Nutcracker Museum

People are acquainted with stamp and coin collectors. Numismatics and Philately are oft-heard lexis. As children, many of us, at least the earlier Gens, were collectors (aka scavengers) of feathers, leaves, shells, and more.

A ‘nutcracker museum!’ I squealed in delight.

To a layman, a nutcracker is a tool used to crack nuts, lobsters, and crab shells open. They come in varied designs, which include levers, screws, and ratchets. What about the Nutcracker?

‘The Nutcracker Museum,’ originally with the private collection of Arlene and George Wagner opened its doors in 1995 at Leavenworth, Washington State of the USA, when Arlene and George wanted to “share the enjoyment that nutcrackers can bring.”

Photo Courtesy: Hema Ravi (Inside The Nutcracker Museum, August 19, 2023)

The town center of Leavenworth was modeled on a German Bavarian village, as part of a civic initiative in the sixties. This town attracts visitors throughout the year, offering sumptuous food for the body, mind, and soul.  All the tourists are magnetically attracted to the Nutcracker Museum.

With over 7000 nutcrackers ranging from the Archaic period to the present, the Nutcracker Museum offers an immersive experience for visitors of all ages. Man’s ‘ingenuity’ with a simple task such as opening a nutshell has brought along the evolution of nutcrackers with such ‘diversity of materials,’ ‘design’ and ‘mechanism’ – from the ‘nutting stone’ of early inhabitants to the ‘ever popular wooden toy soldier nutcracker of today.  To add to the personal collection of a charming couple, several others donated their collections; most were from families of deceased collectors. They have all been acknowledged in the museum is what we observed.

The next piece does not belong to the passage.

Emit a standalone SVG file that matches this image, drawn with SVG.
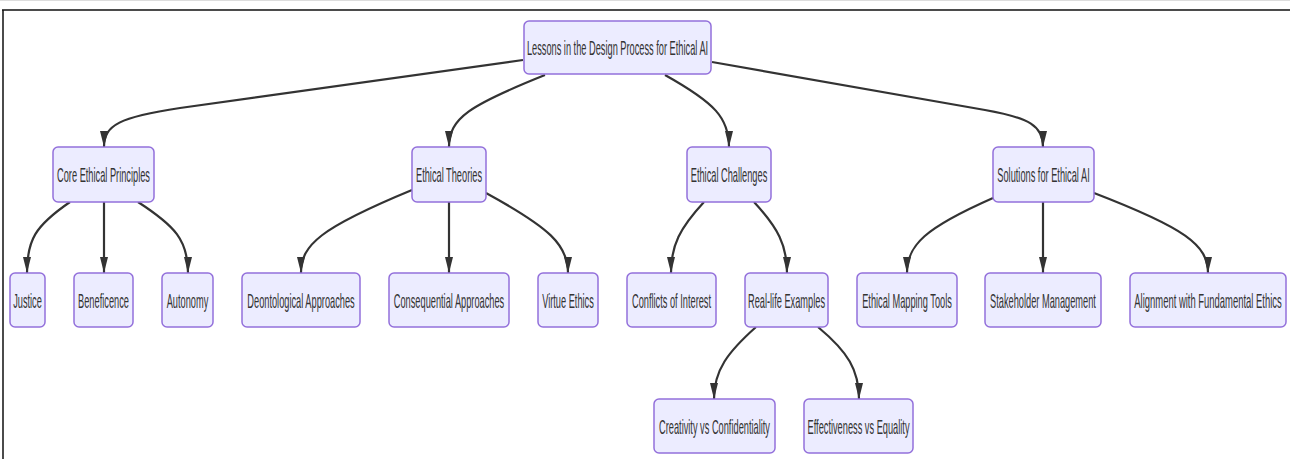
<svg xmlns="http://www.w3.org/2000/svg" width="1290" height="459" viewBox="0 0 1290 459">
<style>
.n rect{fill:#ECECFF;stroke:#9370DB;stroke-width:1.5}
.n text{font-family:"Liberation Sans",Arial,sans-serif;font-size:21px;fill:#333;text-anchor:middle}
.e path{fill:none;stroke:#333;stroke-width:2.2}
</style>
<defs>
<marker id="ah" markerUnits="userSpaceOnUse" viewBox="0 0 16 8" markerWidth="16" markerHeight="8" refX="16" refY="4" orient="auto">
<path d="M0,0 L16,4 L0,8 z" fill="#333"/>
</marker>
</defs>
<rect width="1290" height="459" fill="#fff"/>
<line x1="0" y1="0.5" x2="1290" y2="0.5" stroke="#ddd" stroke-width="1"/>
<path d="M2,10 H1290 M3,10 V459" fill="none" stroke="#111" stroke-width="1.5"/>
<g class="e" id="connectors">
<path marker-end="url(#ah)" d="M523,60 L180,108 C120,117 104,125 104,147"/>
<path marker-end="url(#ah)" d="M545,75 C470,105 449,118 449,147"/>
<path marker-end="url(#ah)" d="M665,75 C715,103 729,118 729,147"/>
<path marker-end="url(#ah)" d="M712,62 L985,110 C1030,118 1043,126 1043,147"/>
<path marker-end="url(#ah)" d="M70,202 C35,226 27,240 27,273"/>
<path marker-end="url(#ah)" d="M104,202 L104,273"/>
<path marker-end="url(#ah)" d="M138,202 C175,226 188,240 188,273"/>
<path marker-end="url(#ah)" d="M412,190 C320,228 301,245 301,273"/>
<path marker-end="url(#ah)" d="M449,202 L449,273"/>
<path marker-end="url(#ah)" d="M486,193 C550,228 568,245 568,273"/>
<path marker-end="url(#ah)" d="M704,202 C680,228 671,245 671,273"/>
<path marker-end="url(#ah)" d="M754,202 C778,228 787,245 787,273"/>
<path marker-end="url(#ah)" d="M993,198 C925,228 907,245 907,273"/>
<path marker-end="url(#ah)" d="M1043,202 L1043,273"/>
<path marker-end="url(#ah)" d="M1094,193 C1185,228 1208,245 1208,273"/>
<path marker-end="url(#ah)" d="M756,327 C728,352 714,370 714,399"/>
<path marker-end="url(#ah)" d="M818,327 C848,352 859,370 859,399"/>
</g>
<g class="n" id="root"><rect x="524" y="21" width="187" height="53" rx="5"/><text transform="matrix(0.44,0,0,1,617.5,55)">Lessons in the Design Process for Ethical AI</text></g>
<g class="n" id="core"><rect x="53" y="147" width="101" height="55" rx="5"/><text transform="matrix(0.44,0,0,1,103.5,182)">Core Ethical Principles</text></g>
<g class="n" id="theories"><rect x="412" y="147" width="74" height="55" rx="5"/><text transform="matrix(0.44,0,0,1,449,182)">Ethical Theories</text></g>
<g class="n" id="challenges"><rect x="687" y="147" width="84" height="55" rx="5"/><text transform="matrix(0.44,0,0,1,729,182)">Ethical Challenges</text></g>
<g class="n" id="solutions"><rect x="993" y="147" width="101" height="55" rx="5"/><text transform="matrix(0.44,0,0,1,1043.5,182)">Solutions for Ethical AI</text></g>
<g class="n" id="justice"><rect x="10" y="273" width="35" height="54" rx="5"/><text transform="matrix(0.44,0,0,1,27.5,308)">Justice</text></g>
<g class="n" id="beneficence"><rect x="74" y="273" width="59" height="54" rx="5"/><text transform="matrix(0.44,0,0,1,103.5,308)">Beneficence</text></g>
<g class="n" id="autonomy"><rect x="162" y="273" width="51" height="54" rx="5"/><text transform="matrix(0.44,0,0,1,187.5,308)">Autonomy</text></g>
<g class="n" id="deontological"><rect x="242" y="273" width="118" height="54" rx="5"/><text transform="matrix(0.44,0,0,1,301,308)">Deontological Approaches</text></g>
<g class="n" id="consequential"><rect x="389" y="273" width="120" height="54" rx="5"/><text transform="matrix(0.44,0,0,1,449,308)">Consequential Approaches</text></g>
<g class="n" id="virtue"><rect x="538" y="273" width="60" height="54" rx="5"/><text transform="matrix(0.44,0,0,1,568,308)">Virtue Ethics</text></g>
<g class="n" id="conflicts"><rect x="627" y="273" width="89" height="54" rx="5"/><text transform="matrix(0.44,0,0,1,671.5,308)">Conflicts of Interest</text></g>
<g class="n" id="reallife"><rect x="745" y="273" width="83" height="54" rx="5"/><text transform="matrix(0.44,0,0,1,786.5,308)">Real-life Examples</text></g>
<g class="n" id="mapping"><rect x="857" y="273" width="100" height="54" rx="5"/><text transform="matrix(0.44,0,0,1,907,308)">Ethical Mapping Tools</text></g>
<g class="n" id="stakeholder"><rect x="985" y="273" width="116" height="54" rx="5"/><text transform="matrix(0.44,0,0,1,1043,308)">Stakeholder Management</text></g>
<g class="n" id="alignment"><rect x="1130" y="273" width="156" height="54" rx="5"/><text transform="matrix(0.45,0,0,1,1208,308)">Alignment with Fundamental Ethics</text></g>
<g class="n" id="creativity"><rect x="654" y="399" width="121" height="54" rx="5"/><text transform="matrix(0.44,0,0,1,714.5,434)">Creativity vs Confidentiality</text></g>
<g class="n" id="effectiveness"><rect x="804" y="399" width="109" height="54" rx="5"/><text transform="matrix(0.44,0,0,1,858.5,434)">Effectiveness vs Equality</text></g>
</svg>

One interesting question is, when did the ‘nutcracker’ become associated with hundreds and thousands of people in America, Europe, and elsewhere?

Several happenings perhaps, but the following would have proved to have a catalytic effect by arousing people’s interest in making, buying, and gifting nutcrackers as collectibles: In 1816, Prussian author ETA Hoffmann’s ‘The Nutcracker and the Mouse Kin,’ in which Marie Stahlbaum’s favourite toy the ‘Nutcracker’ comes alive, defeats the evil Mouse King, and takes her to the magical ‘kingdom of dolls.’


Photo Courtesy: Hema Ravi

Peter Ilyich Tchaikovsky, the Russian composer of the Romantic period, wrote some of the renowned concerts and theatrical classical music, which included ‘The Nutcracker.’ Yet another interesting fact is that Erzgebirge folk art was synonymous with nutcrackers.  And those nutcrackers had images of kings, soldiers, and gendarmes (police officers) as models.

About the Nutcracker Museum: “just as Clara in the ballet became entranced with the wooden figure with the big teeth,” so did Arlene, who started her collection of toy soldiers as a child.

We strolled around the Bavarian-style Museum, hypnotized by the statues in the glass.  Although I am not aware of a term for a collector of nutcrackers, I gathered that ‘the nutcracker lady’ Arlene Wagner, in 2022, had officially held the largest collection of nutcrackers in the world with 9103 nut cracking devices!

Wow! Isn’t that a ‘cracking’ good collection?